# AIM:
Up to and including the line with "14.367, 14.426, 14.477];", return every line from the start of the entries below exactly.

────

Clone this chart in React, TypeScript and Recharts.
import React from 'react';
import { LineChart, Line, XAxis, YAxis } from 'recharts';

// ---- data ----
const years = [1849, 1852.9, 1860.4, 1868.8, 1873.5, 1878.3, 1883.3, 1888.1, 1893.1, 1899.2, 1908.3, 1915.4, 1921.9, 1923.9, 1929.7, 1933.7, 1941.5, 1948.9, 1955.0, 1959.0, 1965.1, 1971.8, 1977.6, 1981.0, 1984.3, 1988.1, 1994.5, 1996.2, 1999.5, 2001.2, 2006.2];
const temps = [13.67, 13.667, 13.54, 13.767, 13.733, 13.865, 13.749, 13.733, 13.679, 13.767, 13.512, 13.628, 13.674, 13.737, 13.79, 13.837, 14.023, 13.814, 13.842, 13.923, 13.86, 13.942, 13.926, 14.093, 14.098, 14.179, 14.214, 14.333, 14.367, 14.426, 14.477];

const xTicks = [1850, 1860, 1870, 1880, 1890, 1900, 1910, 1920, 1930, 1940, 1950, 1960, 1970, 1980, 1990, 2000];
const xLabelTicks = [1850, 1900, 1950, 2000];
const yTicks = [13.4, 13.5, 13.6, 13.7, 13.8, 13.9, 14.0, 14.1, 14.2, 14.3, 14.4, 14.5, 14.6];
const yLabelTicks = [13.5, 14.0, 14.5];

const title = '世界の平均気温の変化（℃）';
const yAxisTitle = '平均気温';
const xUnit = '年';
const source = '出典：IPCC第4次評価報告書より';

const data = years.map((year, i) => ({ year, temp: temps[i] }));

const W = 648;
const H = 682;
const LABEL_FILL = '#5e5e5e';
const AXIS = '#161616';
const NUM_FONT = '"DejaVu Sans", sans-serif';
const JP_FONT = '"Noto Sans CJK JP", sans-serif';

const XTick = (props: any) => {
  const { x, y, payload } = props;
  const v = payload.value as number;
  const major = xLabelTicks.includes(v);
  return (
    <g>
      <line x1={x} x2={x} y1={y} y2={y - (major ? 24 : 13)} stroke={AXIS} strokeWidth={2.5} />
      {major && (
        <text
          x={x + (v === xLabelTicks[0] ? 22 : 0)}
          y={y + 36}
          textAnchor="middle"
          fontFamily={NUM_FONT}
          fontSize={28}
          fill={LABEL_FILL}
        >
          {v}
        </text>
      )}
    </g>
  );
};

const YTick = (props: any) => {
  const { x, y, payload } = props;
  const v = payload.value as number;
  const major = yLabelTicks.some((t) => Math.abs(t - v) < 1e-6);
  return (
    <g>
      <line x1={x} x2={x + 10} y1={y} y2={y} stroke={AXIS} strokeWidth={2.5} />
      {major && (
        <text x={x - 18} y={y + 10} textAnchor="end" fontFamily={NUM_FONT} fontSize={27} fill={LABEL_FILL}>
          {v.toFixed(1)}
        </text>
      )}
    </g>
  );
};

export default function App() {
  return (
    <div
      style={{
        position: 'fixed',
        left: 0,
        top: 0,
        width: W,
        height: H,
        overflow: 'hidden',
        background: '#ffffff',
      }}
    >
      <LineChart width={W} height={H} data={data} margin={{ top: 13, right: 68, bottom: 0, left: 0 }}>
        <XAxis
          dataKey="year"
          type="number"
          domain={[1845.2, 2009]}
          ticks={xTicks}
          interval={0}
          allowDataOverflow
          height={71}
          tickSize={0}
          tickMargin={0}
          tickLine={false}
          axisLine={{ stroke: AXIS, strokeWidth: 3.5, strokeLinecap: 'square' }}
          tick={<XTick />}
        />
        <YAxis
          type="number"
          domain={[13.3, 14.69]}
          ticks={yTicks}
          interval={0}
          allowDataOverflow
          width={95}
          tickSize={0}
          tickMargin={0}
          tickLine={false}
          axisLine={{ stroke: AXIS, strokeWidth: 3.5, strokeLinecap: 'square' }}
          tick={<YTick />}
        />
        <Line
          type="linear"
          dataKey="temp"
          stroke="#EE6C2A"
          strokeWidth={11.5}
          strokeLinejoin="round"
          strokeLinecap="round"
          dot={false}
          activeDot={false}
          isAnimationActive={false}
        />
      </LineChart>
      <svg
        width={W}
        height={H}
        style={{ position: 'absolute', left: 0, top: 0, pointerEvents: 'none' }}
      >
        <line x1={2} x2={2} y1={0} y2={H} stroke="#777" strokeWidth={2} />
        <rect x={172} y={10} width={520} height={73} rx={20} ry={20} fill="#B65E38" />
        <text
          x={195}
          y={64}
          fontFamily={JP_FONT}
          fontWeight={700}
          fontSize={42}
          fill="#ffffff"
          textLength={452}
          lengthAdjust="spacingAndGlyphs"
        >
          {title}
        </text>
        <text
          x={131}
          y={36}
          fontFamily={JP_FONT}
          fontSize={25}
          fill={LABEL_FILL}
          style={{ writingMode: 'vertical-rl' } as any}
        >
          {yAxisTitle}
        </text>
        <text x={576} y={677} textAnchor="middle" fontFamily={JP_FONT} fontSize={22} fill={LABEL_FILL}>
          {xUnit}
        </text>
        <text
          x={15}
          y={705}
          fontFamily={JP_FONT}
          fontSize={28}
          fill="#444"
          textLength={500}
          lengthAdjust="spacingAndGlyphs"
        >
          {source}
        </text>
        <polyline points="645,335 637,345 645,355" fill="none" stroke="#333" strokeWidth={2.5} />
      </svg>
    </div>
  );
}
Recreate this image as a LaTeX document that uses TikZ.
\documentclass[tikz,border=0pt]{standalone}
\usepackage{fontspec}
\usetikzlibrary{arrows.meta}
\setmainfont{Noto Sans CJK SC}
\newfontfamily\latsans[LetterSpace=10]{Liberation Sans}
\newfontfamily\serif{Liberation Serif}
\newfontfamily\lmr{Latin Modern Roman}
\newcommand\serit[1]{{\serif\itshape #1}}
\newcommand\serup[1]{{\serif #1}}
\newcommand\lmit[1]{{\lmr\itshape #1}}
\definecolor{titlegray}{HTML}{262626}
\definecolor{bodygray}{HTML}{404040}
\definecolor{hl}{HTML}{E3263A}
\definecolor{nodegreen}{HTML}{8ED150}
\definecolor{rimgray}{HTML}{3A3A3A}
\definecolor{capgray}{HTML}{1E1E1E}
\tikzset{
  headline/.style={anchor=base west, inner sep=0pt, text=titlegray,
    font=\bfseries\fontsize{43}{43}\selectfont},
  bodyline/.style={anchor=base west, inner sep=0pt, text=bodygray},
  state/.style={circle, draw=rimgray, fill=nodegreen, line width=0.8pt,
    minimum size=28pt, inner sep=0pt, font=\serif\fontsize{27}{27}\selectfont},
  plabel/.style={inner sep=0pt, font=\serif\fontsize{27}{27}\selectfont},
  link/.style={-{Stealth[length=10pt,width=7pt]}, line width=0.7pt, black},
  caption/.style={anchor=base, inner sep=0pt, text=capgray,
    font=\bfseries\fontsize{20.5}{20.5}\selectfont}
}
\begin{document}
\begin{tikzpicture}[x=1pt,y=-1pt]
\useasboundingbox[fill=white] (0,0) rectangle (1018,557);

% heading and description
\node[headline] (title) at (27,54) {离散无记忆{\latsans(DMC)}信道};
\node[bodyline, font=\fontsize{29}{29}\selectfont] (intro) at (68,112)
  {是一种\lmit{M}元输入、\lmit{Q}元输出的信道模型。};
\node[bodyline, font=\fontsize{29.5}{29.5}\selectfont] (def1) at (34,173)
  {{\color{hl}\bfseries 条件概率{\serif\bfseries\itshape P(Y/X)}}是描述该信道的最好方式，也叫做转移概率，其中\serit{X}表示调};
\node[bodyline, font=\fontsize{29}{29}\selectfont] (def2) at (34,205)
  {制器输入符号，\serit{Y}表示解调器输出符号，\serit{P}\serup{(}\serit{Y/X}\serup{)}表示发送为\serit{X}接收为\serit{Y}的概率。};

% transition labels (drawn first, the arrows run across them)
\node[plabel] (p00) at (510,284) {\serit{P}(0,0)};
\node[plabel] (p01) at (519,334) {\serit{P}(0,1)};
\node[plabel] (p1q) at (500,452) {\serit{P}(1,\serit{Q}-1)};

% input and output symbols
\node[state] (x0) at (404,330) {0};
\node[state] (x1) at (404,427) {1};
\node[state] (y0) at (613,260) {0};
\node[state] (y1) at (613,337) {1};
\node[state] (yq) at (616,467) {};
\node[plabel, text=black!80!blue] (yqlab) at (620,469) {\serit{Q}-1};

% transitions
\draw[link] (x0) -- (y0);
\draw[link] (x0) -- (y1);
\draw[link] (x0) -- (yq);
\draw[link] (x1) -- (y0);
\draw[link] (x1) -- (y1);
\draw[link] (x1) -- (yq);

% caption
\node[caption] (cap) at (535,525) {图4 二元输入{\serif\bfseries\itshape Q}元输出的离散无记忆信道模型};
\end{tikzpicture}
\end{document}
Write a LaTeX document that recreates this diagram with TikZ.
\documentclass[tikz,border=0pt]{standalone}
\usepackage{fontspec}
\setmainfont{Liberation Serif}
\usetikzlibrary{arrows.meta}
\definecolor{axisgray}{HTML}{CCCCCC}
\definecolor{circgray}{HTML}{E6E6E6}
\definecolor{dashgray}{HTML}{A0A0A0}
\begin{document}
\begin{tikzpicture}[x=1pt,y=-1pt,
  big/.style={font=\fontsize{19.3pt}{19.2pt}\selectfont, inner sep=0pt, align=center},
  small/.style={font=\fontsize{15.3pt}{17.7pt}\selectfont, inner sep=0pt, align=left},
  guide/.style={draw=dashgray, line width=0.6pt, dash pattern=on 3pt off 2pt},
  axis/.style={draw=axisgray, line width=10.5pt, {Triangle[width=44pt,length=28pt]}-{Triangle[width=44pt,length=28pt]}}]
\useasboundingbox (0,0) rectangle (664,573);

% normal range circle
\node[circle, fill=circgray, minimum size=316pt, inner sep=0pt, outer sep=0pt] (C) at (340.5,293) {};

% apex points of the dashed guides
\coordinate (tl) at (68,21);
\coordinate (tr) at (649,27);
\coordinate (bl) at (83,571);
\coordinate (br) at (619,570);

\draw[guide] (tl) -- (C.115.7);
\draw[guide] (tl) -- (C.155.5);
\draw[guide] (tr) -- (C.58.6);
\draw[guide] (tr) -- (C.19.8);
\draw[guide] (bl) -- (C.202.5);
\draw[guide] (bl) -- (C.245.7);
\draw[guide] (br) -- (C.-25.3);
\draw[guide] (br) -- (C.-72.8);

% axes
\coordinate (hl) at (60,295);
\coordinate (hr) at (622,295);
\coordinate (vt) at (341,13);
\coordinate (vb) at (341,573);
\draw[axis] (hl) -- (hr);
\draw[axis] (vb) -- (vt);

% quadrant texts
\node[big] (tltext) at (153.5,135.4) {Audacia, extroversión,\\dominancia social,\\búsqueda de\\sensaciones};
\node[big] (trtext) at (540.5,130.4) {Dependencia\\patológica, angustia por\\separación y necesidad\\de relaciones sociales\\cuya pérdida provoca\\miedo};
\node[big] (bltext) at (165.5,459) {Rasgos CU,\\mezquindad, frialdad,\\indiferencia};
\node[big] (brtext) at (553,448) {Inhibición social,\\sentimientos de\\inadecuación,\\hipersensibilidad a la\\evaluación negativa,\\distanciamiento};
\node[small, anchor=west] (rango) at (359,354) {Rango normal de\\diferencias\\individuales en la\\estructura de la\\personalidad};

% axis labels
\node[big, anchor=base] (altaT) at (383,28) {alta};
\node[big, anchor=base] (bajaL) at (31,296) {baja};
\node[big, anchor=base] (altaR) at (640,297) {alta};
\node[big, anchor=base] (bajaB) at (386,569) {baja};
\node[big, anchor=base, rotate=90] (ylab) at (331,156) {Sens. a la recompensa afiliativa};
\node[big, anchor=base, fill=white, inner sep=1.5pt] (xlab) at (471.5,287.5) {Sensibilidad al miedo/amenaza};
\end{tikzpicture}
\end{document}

────

# OUTPUT BELOW:
Clone this chart in React, TypeScript and Recharts.
import React from 'react';
import { LineChart, Line, XAxis, YAxis } from 'recharts';

// ---- data ----
const years = [1849, 1852.9, 1860.4, 1868.8, 1873.5, 1878.3, 1883.3, 1888.1, 1893.1, 1899.2, 1908.3, 1915.4, 1921.9, 1923.9, 1929.7, 1933.7, 1941.5, 1948.9, 1955.0, 1959.0, 1965.1, 1971.8, 1977.6, 1981.0, 1984.3, 1988.1, 1994.5, 1996.2, 1999.5, 2001.2, 2006.2];
const temps = [13.67, 13.667, 13.54, 13.767, 13.733, 13.865, 13.749, 13.733, 13.679, 13.767, 13.512, 13.628, 13.674, 13.737, 13.79, 13.837, 14.023, 13.814, 13.842, 13.923, 13.86, 13.942, 13.926, 14.093, 14.098, 14.179, 14.214, 14.333, 14.367, 14.426, 14.477];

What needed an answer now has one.